TCS and TDS have some similar and dissimilar features. TDS refers to tax that is deducted when recipient makes some payments under a contract etc. whereas TCS refers to tax which is collected by the e-commerce operator when a supplier supplies through its portal and the payment for that supply is collected by the e-commerce operator.
Let us discuss the exact nature of TCS with an example. There are many e-commerce operators like Amazon, Flipkart, Jabong etc. operating in India. These operators display/ list on their portal of the goods/services supplied by some other person to the consumer. The consumer buys such goods/services through these portals. On placing the order for particular goods/services, the supplier supplies the selected goods/services to the consumer. The price/consideration for the product/services is collected by the Operator from the consumer and passed on to the supplier after deducting his commission by the Operator. It is the operator’s responsibility to collect tax at a rate of 1% from the supplier. The said amount will be calculated on the net value of Good/services supplied through his portal. Say a certain product is sold at Rs.1000/- through an Operator by a seller. The Operator would deduct tax @ 1% of the net value of Rs. 1000/- i.e. Rs. 10/-.
The e-commerce operator and suppliers supplying goods/services through an operator need to mandatorily register under section 24 of CGST Act and ignoring the threshold limits provided under section 22 of the CGST Act.
Collection: Section 52 of the CGST Act, provides for TCS by e-commerce operator for the taxable supplies made through it by other suppliers, where he collects the consideration in respect of such supplies.
The operator is required to deposit by the 10th of the subsequent month, during which such collection is made along with the monthly statement in Form GSTR-8. Further, an annual return is also required to file a statement in the GSTR-9C by 31 Dec following the end of the financial year. The Operator can rectify errors in statements filed (GSTR-8), if any, latest by the return to be filed for the month of September, following the end of every financial year. The details furnished by the operator in GSTR-8 shall be made available to the suppliers in FORM GSTR-2A on the Common Portal after the due date of filing of FORM GSTR-8.
Credit of tax collected:
The tax collected by the operator shall be credited to the cash ledger of the supplier who has supplied the goods/services through the Operator. The supplier can claim credit of tax collected and reflected in the return by the Operator in his [supplier’s] electronic cash ledger.

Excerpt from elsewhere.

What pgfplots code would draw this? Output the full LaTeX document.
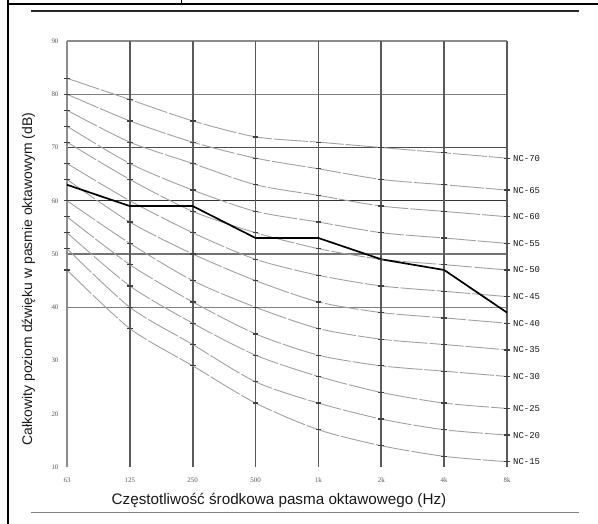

Matching of details of supplies:
The details of the supplies, including the value of supplies, submitted by every operator in the statements will be matched with the details of supplies submitted by all such suppliers in their returns. If there is any discrepancy in the value of supplies, the same would be communicated to both of them. If such discrepancy in value is not rectified within the given time, then such amount would be added to the output tax liability of such suppler. The supplier will have to pay the differential amount of output tax along with interest.
Notice to the Operator:
An officer not below the rank of Deputy Commissioner can issue notice to an Operator asking him to furnish details relating to volume of goods/ services supplied, stock of goods lying in warehouses/godowns, etc. The Operator is required to furnish such details within 15 working days. In case an Operator fails to furnish the information, besides being liable for penal action under section 122 shall also be liable for penalty upto Rs. 25,000/-
The provisions are operationalized since 31.3.2018.